When querying my local bootstrapper (as opposed to the hosted one), I could confirm that it’s sometimes working and sometimes not (which hints at some racy behaviour). I could also make it work consistently when I’m just dialing the peer and immediately open the DHT stream.

I confirmed that Prysm also uses a libp2p basichost under the hood (source). This means the Prysm ↔ lighthouse interaction would also be susceptible to the above race condition?

To end with some clear questions:

  • Is there really a race condition or am I completely wrong here?
  • Should users set a non-zero idle connection timeout? What’s the recommendation?
  • If 0 is the recommended value wouldn’t this make go ↔ rust interop flaky because of the above reasons?
Some notes for experimentation with the Avail bootstrapper:
  • There are some requirements that my host needs to satisfy in order to connect:
    • the host must have an allowed agent version like: avail-light-client/bootstrap/0.1.3/rust-client
    • the host must support the DHT protocol: /avail_kad/id/1.0.0-b91746 (regardless of being a DHT client or not (which doesn’t make sense imo but that’s a different discussion))
  • For my experimentation I’m using vole.

Hey!

From what it sounds like, it doesnt sound like a race condition, but instead it does sounds like rust-libp2p is disconnecting due to an idle connection, which by default would disconnect right away since the duration is set to zero by default. There has been discussions to increase the idle timeout, but in this case, you might want to set it yourself via Config::with_idle_connection_timeout in SwarmBuilder::with_swarm_config (see ping example) . I find 10 to 15 seconds to be enough for default values but this could be smaller or larger depending on your use case.

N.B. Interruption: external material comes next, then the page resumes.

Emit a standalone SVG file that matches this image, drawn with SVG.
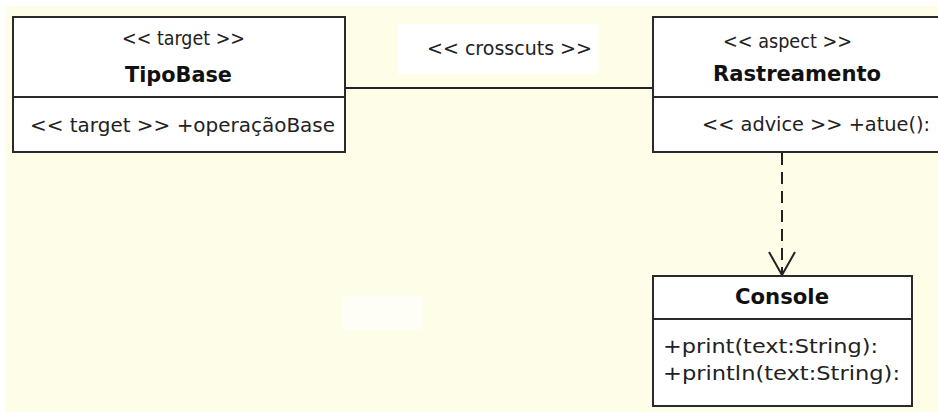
<svg xmlns="http://www.w3.org/2000/svg" width="938" height="412" viewBox="0 0 938 412">
  <style>
    .box { fill: #ffffff; stroke: #2a2a2a; stroke-width: 2; }
    .div { stroke: #2a2a2a; stroke-width: 2; }
    .t { font-family: "DejaVu Sans", "Liberation Sans", sans-serif; font-size: 20px; fill: #222; }
    .b { font-family: "DejaVu Sans", "Liberation Sans", sans-serif; font-size: 22px; font-weight: bold; fill: #111; }
    .conn { stroke: #222; stroke-width: 2; fill: none; }
  </style>
  <rect x="0" y="0" width="938" height="412" fill="#ffffff"/>
  <rect x="5" y="6" width="933" height="406" fill="#fefde8"/>
  <rect x="342" y="295" width="81" height="35" fill="#ffffff" opacity="0.6"/>

  <g id="connectors">
    <line class="conn" x1="345" y1="88" x2="653" y2="88"/>
    <g id="crosscuts-label">
      <rect x="398" y="24" width="200" height="50" fill="#ffffff"/>
      <text class="t" x="427" y="55" textLength="165" lengthAdjust="spacingAndGlyphs">&lt;&lt; crosscuts &gt;&gt;</text>
    </g>
    <line class="conn" x1="782" y1="153" x2="782" y2="274" stroke-dasharray="12 7"/>
    <polyline class="conn" points="769,252 782,275 795,252"/>
  </g>

  <g id="TipoBase">
    <rect class="box" x="13" y="17" width="332" height="135"/>
    <line class="div" x1="13" y1="97" x2="345" y2="97"/>
    <text class="t" x="122" y="45" textLength="123" lengthAdjust="spacingAndGlyphs">&lt;&lt; target &gt;&gt;</text>
    <text class="b" x="125" y="82" textLength="107" lengthAdjust="spacingAndGlyphs">TipoBase</text>
    <text class="t" x="30" y="132" textLength="305" lengthAdjust="spacingAndGlyphs">&lt;&lt; target &gt;&gt; +operaçãoBase</text>
  </g>

  <g id="Rastreamento">
    <rect class="box" x="653" y="17" width="300" height="135"/>
    <line class="div" x1="653" y1="97" x2="953" y2="97"/>
    <text class="t" x="723" y="48" textLength="129" lengthAdjust="spacingAndGlyphs">&lt;&lt; aspect &gt;&gt;</text>
    <text class="b" x="713" y="81" textLength="168" lengthAdjust="spacingAndGlyphs">Rastreamento</text>
    <text class="t" x="702" y="131" textLength="228" lengthAdjust="spacingAndGlyphs">&lt;&lt; advice &gt;&gt; +atue():</text>
  </g>

  <g id="Console">
    <rect class="box" x="653" y="276" width="259" height="130"/>
    <line class="div" x1="653" y1="319" x2="912" y2="319"/>
    <text class="b" x="735" y="304" textLength="94" lengthAdjust="spacingAndGlyphs">Console</text>
    <text class="t" x="663" y="353" textLength="215" lengthAdjust="spacingAndGlyphs">+print(text:String):</text>
    <text class="t" x="663" y="380" textLength="237" lengthAdjust="spacingAndGlyphs">+println(text:String):</text>
  </g>
</svg>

Hi @darius, thanks for your input!

From what it sounds like, it doesnt sound like a race condition, but instead it does sounds like rust-libp2p is disconnecting due to an idle connection, which by default would disconnect right away since the duration is set to zero by default.

I called it a race condition because from go-libp2p’s perspective rust-libp2p’s idle timeout is racing against its own efforts to open a new stream. Sometimes rust wins and go gets disconnected and sometimes go wins and we have an open stream which keeps the connection open.

This obviously not only applies in the rust ↔ go interaction but in general. I’m mentioning go-libp2p here because its default BasicHost explicitly waits until the identify exchange has completed before the user can open a new stream, which amplifies this issue.

And, as said above, because Prysm uses the BasicHost under the hood, I believe this could have consequences for Prysm → Lighthouse connectivity in the Ethereum network. I wasn’t able to confirm this with João from Lighthouse yet though. Lighthouse nodes usually have many open connections to Prysm nodes but I hypothesise that they are mostly outbound (instead of inbound) from Lighthouse’s perspective. This is what we couldn’t confirm yet.

There has been discussions to increase the idle timeout, but in this case, you might want to set it yourself via Config::with_idle_connection_timeout in SwarmBuilder::with_swarm_config (see ping example) . I find 10 to 15 seconds to be enough for default values but this could be smaller or larger depending on your use case.

I wasn’t aware of the discussion, thanks for the pointer! I think changing the default idle timeout in rust-libp2p to something > 0 is the right solution here. In the meantime, manually setting it works as well of course :+1: I just wanted to raise the general issue (which seems to be already being discussed).